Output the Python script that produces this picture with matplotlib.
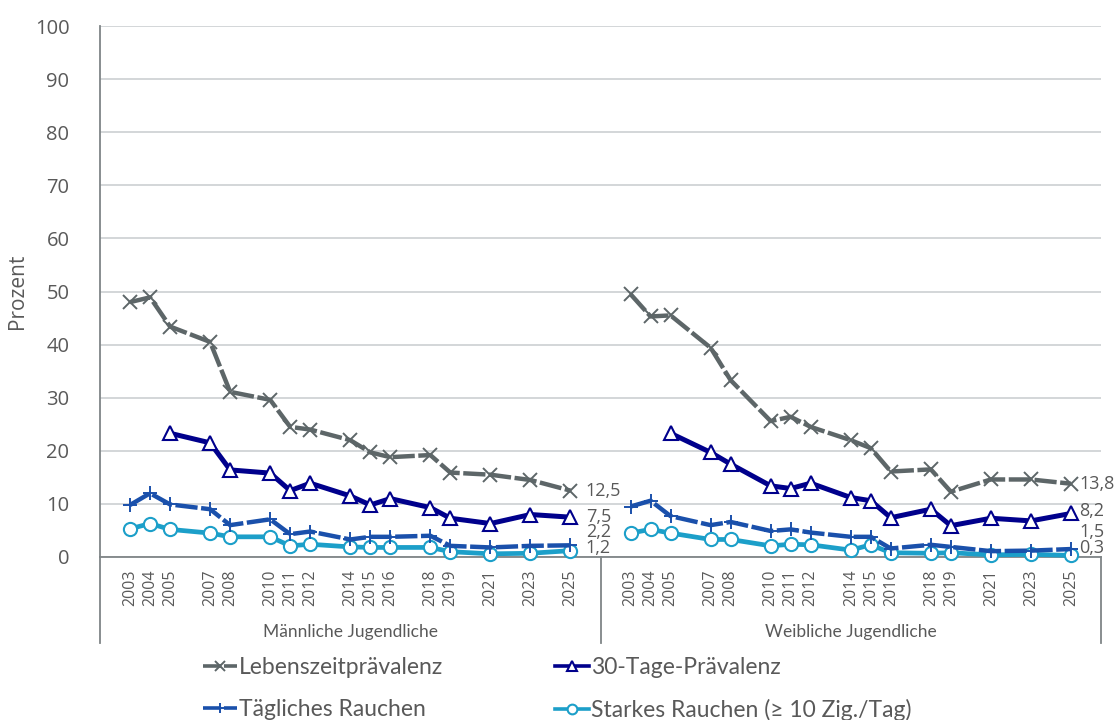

+ + + +

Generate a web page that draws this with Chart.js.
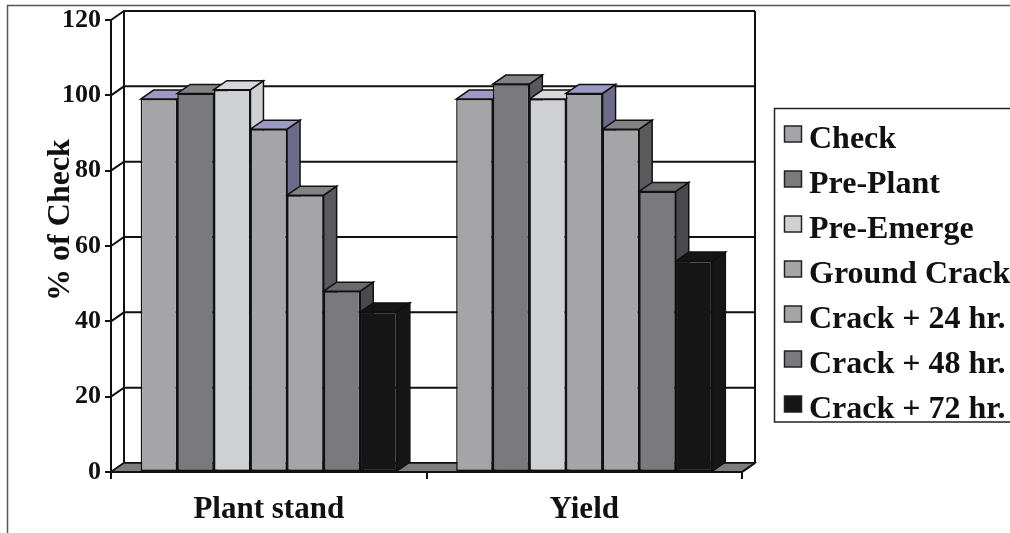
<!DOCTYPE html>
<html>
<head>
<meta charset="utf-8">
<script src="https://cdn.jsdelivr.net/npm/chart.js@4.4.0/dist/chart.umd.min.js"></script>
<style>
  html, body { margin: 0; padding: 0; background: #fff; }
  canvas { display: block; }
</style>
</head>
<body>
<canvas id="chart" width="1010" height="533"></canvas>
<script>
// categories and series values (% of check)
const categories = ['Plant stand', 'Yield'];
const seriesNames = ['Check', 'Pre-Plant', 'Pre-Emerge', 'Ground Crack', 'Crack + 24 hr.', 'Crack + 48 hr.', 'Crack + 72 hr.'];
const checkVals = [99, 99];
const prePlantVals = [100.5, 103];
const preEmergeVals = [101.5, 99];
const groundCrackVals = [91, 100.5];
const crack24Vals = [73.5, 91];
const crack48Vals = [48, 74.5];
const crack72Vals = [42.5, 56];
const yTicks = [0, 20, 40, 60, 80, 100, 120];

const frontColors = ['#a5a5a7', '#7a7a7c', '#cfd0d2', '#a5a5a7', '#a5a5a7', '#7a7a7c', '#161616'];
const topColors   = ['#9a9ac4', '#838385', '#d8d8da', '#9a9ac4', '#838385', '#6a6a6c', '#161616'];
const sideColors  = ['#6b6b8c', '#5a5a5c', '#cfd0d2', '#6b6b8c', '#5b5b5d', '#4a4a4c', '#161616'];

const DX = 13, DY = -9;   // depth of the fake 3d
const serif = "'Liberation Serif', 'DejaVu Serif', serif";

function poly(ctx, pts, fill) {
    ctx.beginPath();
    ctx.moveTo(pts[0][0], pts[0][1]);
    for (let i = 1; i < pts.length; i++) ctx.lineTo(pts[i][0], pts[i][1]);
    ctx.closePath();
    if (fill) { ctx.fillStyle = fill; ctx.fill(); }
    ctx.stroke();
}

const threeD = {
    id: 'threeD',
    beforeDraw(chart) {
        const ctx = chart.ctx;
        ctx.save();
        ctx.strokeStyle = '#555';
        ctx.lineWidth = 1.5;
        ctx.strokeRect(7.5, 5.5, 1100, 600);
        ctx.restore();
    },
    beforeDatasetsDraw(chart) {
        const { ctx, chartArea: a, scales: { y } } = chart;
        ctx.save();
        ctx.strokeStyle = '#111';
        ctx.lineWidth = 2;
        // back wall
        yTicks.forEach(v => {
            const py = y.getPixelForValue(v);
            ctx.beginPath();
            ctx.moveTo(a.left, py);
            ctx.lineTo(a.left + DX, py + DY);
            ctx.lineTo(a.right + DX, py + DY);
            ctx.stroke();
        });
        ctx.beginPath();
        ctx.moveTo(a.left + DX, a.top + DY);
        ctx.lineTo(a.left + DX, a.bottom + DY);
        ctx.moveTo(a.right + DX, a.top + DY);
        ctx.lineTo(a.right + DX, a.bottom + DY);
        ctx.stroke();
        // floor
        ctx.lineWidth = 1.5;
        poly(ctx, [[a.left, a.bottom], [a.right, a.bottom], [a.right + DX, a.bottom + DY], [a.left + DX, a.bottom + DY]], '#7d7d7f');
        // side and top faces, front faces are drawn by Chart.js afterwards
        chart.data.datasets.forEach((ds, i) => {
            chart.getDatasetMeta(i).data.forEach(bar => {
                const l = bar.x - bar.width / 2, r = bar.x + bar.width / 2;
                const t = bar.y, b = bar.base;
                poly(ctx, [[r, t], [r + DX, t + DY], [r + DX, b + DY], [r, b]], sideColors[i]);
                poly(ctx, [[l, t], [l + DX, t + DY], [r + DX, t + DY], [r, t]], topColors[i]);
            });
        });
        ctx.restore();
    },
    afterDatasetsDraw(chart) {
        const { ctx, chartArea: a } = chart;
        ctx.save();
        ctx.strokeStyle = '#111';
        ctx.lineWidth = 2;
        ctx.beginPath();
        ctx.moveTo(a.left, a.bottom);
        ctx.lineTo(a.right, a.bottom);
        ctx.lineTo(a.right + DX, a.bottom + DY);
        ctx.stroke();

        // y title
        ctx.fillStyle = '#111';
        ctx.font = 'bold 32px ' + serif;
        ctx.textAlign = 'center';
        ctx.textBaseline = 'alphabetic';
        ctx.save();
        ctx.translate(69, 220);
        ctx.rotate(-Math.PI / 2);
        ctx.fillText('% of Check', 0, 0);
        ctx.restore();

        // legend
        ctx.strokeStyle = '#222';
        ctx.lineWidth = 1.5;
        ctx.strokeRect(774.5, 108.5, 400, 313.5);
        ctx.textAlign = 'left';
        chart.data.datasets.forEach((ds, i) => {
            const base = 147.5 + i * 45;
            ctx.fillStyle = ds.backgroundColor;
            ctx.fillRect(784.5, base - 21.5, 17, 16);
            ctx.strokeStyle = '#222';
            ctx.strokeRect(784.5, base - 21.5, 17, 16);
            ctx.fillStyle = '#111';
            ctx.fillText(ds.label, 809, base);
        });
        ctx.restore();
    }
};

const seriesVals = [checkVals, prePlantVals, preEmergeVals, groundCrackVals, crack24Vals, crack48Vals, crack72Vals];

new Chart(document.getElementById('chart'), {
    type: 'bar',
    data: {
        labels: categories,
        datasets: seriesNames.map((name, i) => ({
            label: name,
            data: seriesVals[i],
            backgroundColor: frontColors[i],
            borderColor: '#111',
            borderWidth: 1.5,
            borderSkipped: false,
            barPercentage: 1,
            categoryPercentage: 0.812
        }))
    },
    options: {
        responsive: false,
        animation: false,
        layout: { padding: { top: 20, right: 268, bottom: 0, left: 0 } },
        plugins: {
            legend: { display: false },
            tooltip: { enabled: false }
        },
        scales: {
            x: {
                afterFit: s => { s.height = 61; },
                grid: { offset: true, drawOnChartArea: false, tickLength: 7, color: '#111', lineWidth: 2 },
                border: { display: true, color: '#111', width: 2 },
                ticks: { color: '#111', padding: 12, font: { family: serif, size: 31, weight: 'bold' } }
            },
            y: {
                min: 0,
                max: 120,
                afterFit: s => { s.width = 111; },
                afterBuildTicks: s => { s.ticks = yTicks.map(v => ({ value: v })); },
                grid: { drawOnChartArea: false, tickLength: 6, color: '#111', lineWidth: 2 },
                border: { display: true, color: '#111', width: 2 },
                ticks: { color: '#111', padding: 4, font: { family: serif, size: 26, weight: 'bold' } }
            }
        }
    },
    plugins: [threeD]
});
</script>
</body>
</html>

+ + + +

:: Set exercise ::
Filter the data, keeping only the lines that contain "script".

:: Answer for the task ::
Output the Python script that produces this picture with matplotlib.
<script src="https://cdn.jsdelivr.net/npm/chart.js@4.4.0/dist/chart.umd.min.js"></script>
<script>
</script>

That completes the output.